Compras, longas filas de veículos em postos de gasolina e uma disparada do dólar paralelo marcam a véspera da entrada em circulação de novas cédulas que cortam cinco zeros do bolívar, a moeda venezuelana. À espera da entrada em vigor da nova moeda, na próxima segunda-feira (20), muitos saíram para comprar comida até onde o dinheiro deu.
— Não se sabe o que pode acontecer — disse Óscar Cabrera, acompanhado da esposa, ao sair de um supermercado em Caracas.
As compras desses aposentados foram escassas, corroídas pela hiperinflação que o Fundo Monetário Internacional projeta em 1.000.000% para 2018.
— Sabão, um pouquinho de carne, um pouquinho de queijo... E gastamos 70 milhões!— lamentou Omaira Ávila.

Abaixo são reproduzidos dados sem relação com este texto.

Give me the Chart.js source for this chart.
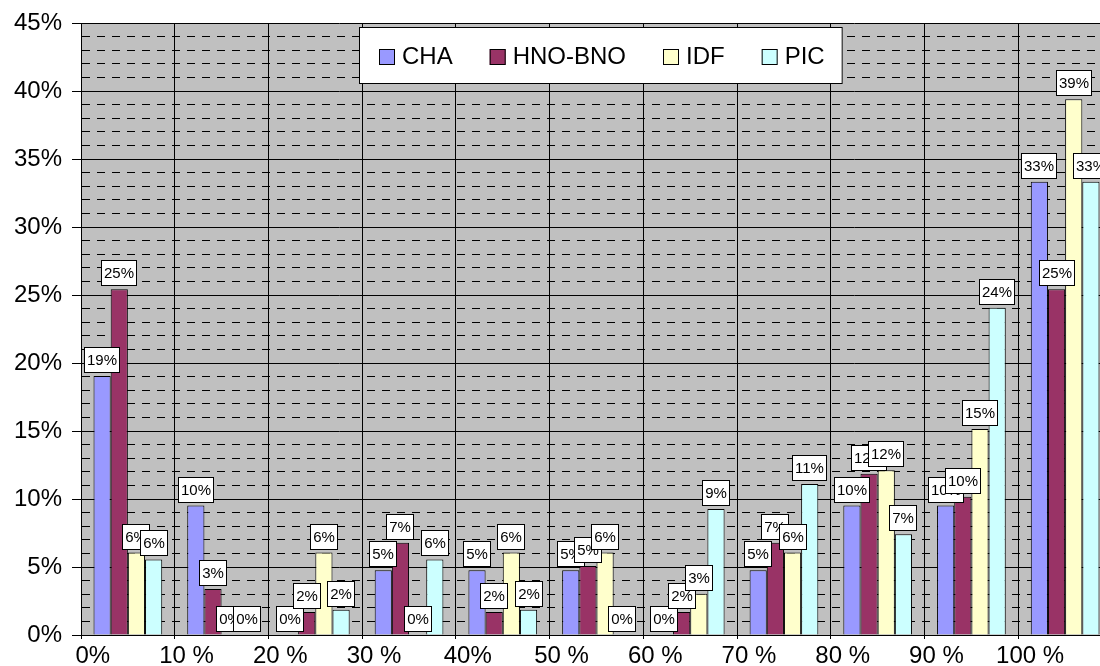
<!DOCTYPE html>
<html>
<head>
<meta charset="utf-8">
<script src="https://cdn.jsdelivr.net/npm/chart.js@4/dist/chart.umd.min.js"></script>
<style>
html,body{margin:0;padding:0;overflow:hidden;background:#fff;width:1100px;height:666px}
#wrap{position:relative;width:1114px;height:666px}
canvas{display:block}
</style>
</head>
<body>
<div id="wrap"><canvas id="c" width="1114" height="666"></canvas></div>
<script>
// ---- data ----
const categories = ["0%", "10 %", "20 %", "30 %", "40%", "50 %", "60 %", "70 %", "80 %", "90 %", "100 %"];
const seriesNames = ["CHA", "HNO-BNO", "IDF", "PIC"];
const chaValues = [19.05, 9.52, 0, 4.76, 4.76, 4.76, 0, 4.76, 9.52, 9.52, 33.33];
const hnoValues = [25.42, 3.39, 1.69, 6.78, 1.69, 5.08, 1.69, 6.78, 11.86, 10.17, 25.42];
const idfValues = [6.06, 0, 6.06, 0, 6.06, 6.06, 3.03, 6.06, 12.12, 15.15, 39.39];
const picValues = [5.56, 0, 1.85, 5.56, 1.85, 0, 9.26, 11.11, 7.41, 24.07, 33.33];
const yMin = 0, yMax = 45, yMinorStep = 1, yMajorStep = 5;

// ---- styles ----
const FONT = '"Liberation Sans", Arial, sans-serif';
const seriesColors = ["#9999FF", "#993366", "#FFFFCC", "#CCFFFF"];
const allValues = [chaValues, hnoValues, idfValues, picValues];

const plotBg = {
  id: 'plotBg',
  beforeDraw(chart) {
    const a = chart.chartArea, ctx = chart.ctx;
    ctx.save();
    ctx.fillStyle = '#C0C0C0';
    ctx.fillRect(a.left, a.top, a.right - a.left, a.bottom - a.top);
    ctx.restore();
  }
};

const barLabels = {
  id: 'barLabels',
  afterDatasetsDraw(chart) {
    const ctx = chart.ctx;
    ctx.save();
    ctx.font = '15px ' + FONT;
    ctx.textAlign = 'center';
    ctx.textBaseline = 'middle';
    chart.data.datasets.forEach((ds, i) => {
      const meta = chart.getDatasetMeta(i);
      meta.data.forEach((el, j) => {
        const v = ds.data[j];
        const txt = Math.round(v) + '%';
        const w = Math.round(ctx.measureText(txt).width + 6);
        const h = 26;
        const x = Math.round(el.x - w / 2);
        const y = Math.round(el.y - 3 - h);
        ctx.fillStyle = '#fff';
        ctx.fillRect(x, y, w, h);
        ctx.strokeStyle = '#000';
        ctx.lineWidth = 1;
        ctx.strokeRect(x + 0.5, y + 0.5, w - 1, h - 1);
        ctx.fillStyle = '#000';
        ctx.fillText(txt, x + w / 2, y + h / 2 + 1);
      });
    });
    ctx.restore();
  }
};

const legendBox = {
  id: 'legendBox',
  afterDraw(chart) {
    const ctx = chart.ctx;
    const x0 = 359, y0 = 27, h = 57, padL = 20, padR = 18, sw = 16, swGap = 7, itemGap = 37;
    ctx.save();
    ctx.font = '24px ' + FONT;
    const items = chart.data.datasets.map(d => ({ label: d.label, color: d.backgroundColor, w: ctx.measureText(d.label).width }));
    let total = padL + padR;
    items.forEach((it, i) => { total += sw + swGap + it.w + (i < items.length - 1 ? itemGap : 0); });
    ctx.fillStyle = '#fff';
    ctx.fillRect(x0, y0, total, h);
    ctx.strokeStyle = '#000';
    ctx.lineWidth = 1;
    ctx.strokeRect(x0 + 0.5, y0 + 0.5, total - 1, h - 1);
    let x = x0 + padL;
    const cy = y0 + 30;
    ctx.textAlign = 'left';
    ctx.textBaseline = 'middle';
    items.forEach(it => {
      ctx.fillStyle = it.color;
      ctx.fillRect(x, cy - sw / 2, sw, sw);
      ctx.strokeStyle = '#000';
      ctx.strokeRect(x + 0.5, cy - sw / 2 + 0.5, sw - 1, sw - 1);
      ctx.fillStyle = '#000';
      ctx.fillText(it.label, x + sw + swGap, cy);
      x += sw + swGap + it.w + itemGap;
    });
    ctx.restore();
  }
};

new Chart(document.getElementById('c'), {
  type: 'bar',
  data: {
    labels: categories,
    datasets: seriesNames.map((name, i) => ({
      label: name,
      data: allValues[i],
      backgroundColor: seriesColors[i],
      borderColor: '#000',
      borderWidth: 1,
      categoryPercentage: 0.733,
      barPercentage: 1.0
    }))
  },
  options: {
    responsive: false,
    animation: false,
    devicePixelRatio: 1,
    layout: { padding: { top: 23, right: 2, bottom: 0, left: 0 } },
    plugins: { legend: { display: false }, tooltip: { enabled: false } },
    scales: {
      x: {
        type: 'category',
        offset: true,
        grid: { offset: true, color: '#000', lineWidth: 1, tickLength: 4 },
        border: { display: true, color: '#000', width: 1 },
        ticks: { font: { size: 24, family: FONT }, color: '#000', padding: 3, labelOffset: -35, autoSkip: false, maxRotation: 0, minRotation: 0 },
        afterFit(s) { s.height = 31; s.paddingLeft = 0; s.paddingRight = 0; }
      },
      y: {
        min: yMin, max: yMax,
        ticks: {
          stepSize: yMinorStep, autoSkip: false, maxTicksLimit: 100,
          callback: v => (v % yMajorStep === 0 ? v + '%' : ''),
          font: { size: 24, family: FONT }, color: '#000', padding: 10
        },
        grid: {
          color: '#000', lineWidth: 1, tickLength: 9,
          tickColor: c => (c.tick && c.tick.value % yMajorStep === 0 ? '#000' : 'rgba(0,0,0,0)')
        },
        border: {
          display: true, color: '#000', width: 1,
          dash: c => (c.tick && c.tick.value % yMajorStep !== 0 ? [8, 7] : [])
        },
        afterFit(s) { s.width = 81; s.paddingTop = 0; s.paddingBottom = 0; }
      }
    }
  },
  plugins: [plotBg, barLabels, legendBox]
});
</script>
</body>
</html>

A cifra equivalerá a 700 bolívares após a reconversão monetária disposta pelo presidente Nicolás Maduro. Destruído pelo aumento do custo de vida e a desvalorização do bolívar, o salário mínimo representa menos de um dólar. As aposentadorias estão abaixo disso. A preocupação também é palpável em cidades como Maracaibo, no petrolífero estado de Zulia ou em San Cristóbal.
— Se me roubam ao pagar, nem vou perceber — se queixou Carolina Palencia, docente de 22 anos, prevendo confusões com as notas, que conviverão por tempo indeterminado com as anteriores.
Em Zulia, a mudança monetária chega em meio a uma grave crise elétrica, que paralisou alguns setores por mais de 160 horas contínuas. Em San Cristóbal, entretanto, muitos negócios fecharam pela incerteza.
— Prefiro fechar, pois eu mesma não entendo como vamos fazer com as duas moedas — disse Luisa Guerra, comerciante de 53 anos.
À reconversão monetária, a segunda depois da realizada pelo ex-presidente Hugo Chávez (1999-2013) em 2008, que cortou três zeros do bolívar, se somarão medidas de flexibilização a um rígido controle cambial em vigor desde 2003 e, possivelmente, um aumento do preço da gasolina. Entretanto, não há maiores detalhes sobre essas medidas.
— É incrível que tudo começará na segunda-feira e ninguém anuncia nada. Quanto a gasolina custará? Como indexar salários? Assim não se gera credibilidade e muito menos confiança — avaliou o economista Alejandro Grisanti.
Em meio ao nervosismo, o dólar paralelo, que domina a economia, continua fora de controle. Sua cotação está em cerca de sete milhões de bolívares o dólar, 28 vezes maior que a taxa oficial. Há uma semana estava em 3,5 milhões. Os venezuelanos não esquecem os atrasos na distribuição das notas lançadas em dezembro de 2016, com protestos que deixaram quatro mortos e centenas de lojas saqueadas. Maduro decretou feriado na segunda-feira para a adequação do novo sistema.
Os pagamentos eletrônicos - indispensáveis na Venezuela para qualquer transação, diante da falta de dinheiro em espécie - serão suspensos por até 24 horas a partir das 18h de domingo. Enquanto isso, os automóveis correm para os postos de gasolina, onde os motoristas enchem o tanque para qualquer imprevisto. Com um dólar trocado no mercado negro podem ser comprados sete milhões de litros de gasolina.
— As pessoas estão desesperadas por gasolina — disse Luis Torres, de 34 anos, trabalhador de um posto.
Segundo ele, os fornecimentos diários de combustível duram entre duas e três horas.
O governo manterá um subsídio dos que têm um carnê que dá acesso a benefícios sociais e que a oposição denuncia como "mecanismo de chantagem e controle social". O resto terá que pagar a nafta a "preços internacionais", segundo Maduro, que não informou nem sobre as tarifas nem prazos para sua aplicação. Os interessados deveria ter cadastrado seu veículo até esta sexta-feira (17). Nos pontos de registro, centenas de pessoas esperavam a sua vez.
— Eu não tenho esse carnê e agora estão me dizendo que tenho que pagar a gasolina a preço internacional (...) Vou ter que vender o carro — protestou em Maracaibo Andrés Sandoval, de 37 anos.